Hace unos años, como empresario, un candidato al que había hecho una oferta de trabajo muy razonable decidió rechazarla porque le acababan de conceder la RGI, la renta de garantía de ingresos, y prefería pasarse una temporada de vacaciones pagadas. Que un joven con formación y ninguna limitación física no quiera currar es algo que no debería ocurrir en una sociedad que compite en un mundo interconectado, por muy de bienestar que se autodeclare. Y sin embargo pasa con cierta frecuencia.
Es uno de los múltiples fallos de un sistema que se diseñó para que en Euskadi nadie pasara hambre ni se quedara en la calle pero que se ha convertido en un medio de vida para muchos pasotas y otros tantos aprovechados. Es difícil saber cuántos son pero sí hay algunos indicios de que en Euskadi tenemos una amplia fauna. Sirva como referencia el dato aportado hace unos días por el Consejo Económico y Social vasco: el 25% del gasto social de España en RGI e Ingreso Mínimo Vital se genera en Euskadi, con menos del 5% de la población estatal.
¿Somos los que menos ingresamos? Más bien lo contrario. Somos líderes en renta disponible por habitante según el Instituto Nacional de Estadística. ¿Por qué nos gastamos entonces un cuarto de los subsidios del Estado? Simple y llanamente, porque somos los más generosos. Son 419 millones de euros anuales o, expuesto de una forma más fácil de entender, 200 euros que cada vasquito y vasquita tiene que aportar al año para que cerca de 65.000 personas puedan sobrevivir. Si se suman todos los servicios sociales, lo que incluye también por ejemplo a las residencias de ancianos, el gasto medio por habitante alcanza los 1.302 euros anuales, con datos de Eustat de 2020.
El primer problema es que esto no cubre todos los casos. Hay otras 54.000 personas en Euskadi que siguen siendo pobres porque no están cubiertos, sea porque no cumplen alguna condición, generalmente de años de residencia, o porque ni siquiera han pedido ayuda. El segundo problema es que no todos los que reciben RGI la necesitan de verdad. A diferencia de lo que ocurría cuando en 1989 se creó lo que entonces se llamaba "salario social", hoy Euskadi está cerca del pleno empleo.
Es cierto que una parte de la RGI, cerca del 25%, la perciben jubilados que tienen pensiones muy reducidas y que también hay personas con difícil encaje en el mercado laboral, pero hay otra parte que yo denominaría directamente jetas, cuando no incluso delincuentes.
Son esos que prefieren quedarse en casa o incluso irse de vacaciones o, lo que es peor, los que se las arreglan para empadronar durante años a seres que lo que único que no tienen de virtual son las cuentas corrientes en las que periódicamente reciben la ayuda.
Un familiar mío se encontró hace unos meses que, en una casa que llevaba vacía ocho años, seguían viviendo supuestamente cinco personas de origen paquistaní que cobraban un subsidio mensual.
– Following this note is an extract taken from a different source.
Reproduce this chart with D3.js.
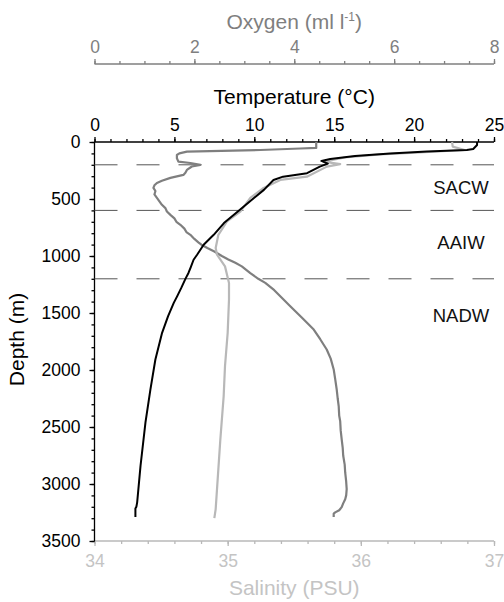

Notificó al ayuntamiento que no residían allí y, cuando menos, le dieron las gracias. En junio se supo que un peluquero argelino residente en la Costa Azul francesa llevaba cobrando ayudas en Euskadi desde 2014, hasta sumar 123.000 euros.
Le pilló la Policía Nacional, que le ha imputado delitos contra la hacienda pública y la seguridad social. Un año antes, la Brigada de Extranjería detuvo a un senegalés que había cobrado más de un millón de euros en Euskadi creando 62 identidades falsas, todas con derecho a RGI y direcciones físicas en las que un tercero recibía notificaciones en su nombre. Un funcionario de Lanbide detectó algo extraño y lo puso en conocimiento de la Ertzaintza, que en un primer momento decidió no intervenir.
Tal y como reclaman los empresarios, es urgente reformar los servicios de empleo para que verifiquen que los que reciben ayudas realmente no pueden ganarse la vida trabajando
En 2022 se descubrieron abonos erróneos de 30,7 millones de euros, casi el 10% del total. Se supone que Lanbide tiene cinco inspectores para controlar posibles fraudes con la RGI, a los que pronto se sumarán otros 14. Este paso, que parece tener relación directa con la alarma social que generan los casos detectados por la Policía Nacional, debería ir acompañado de canales de denuncia ciudadana.
Además, tal y como reclaman los empresarios, es urgente reformar los servicios de empleo para que verifiquen que los que reciben ayudas realmente no pueden ganarse la vida trabajando.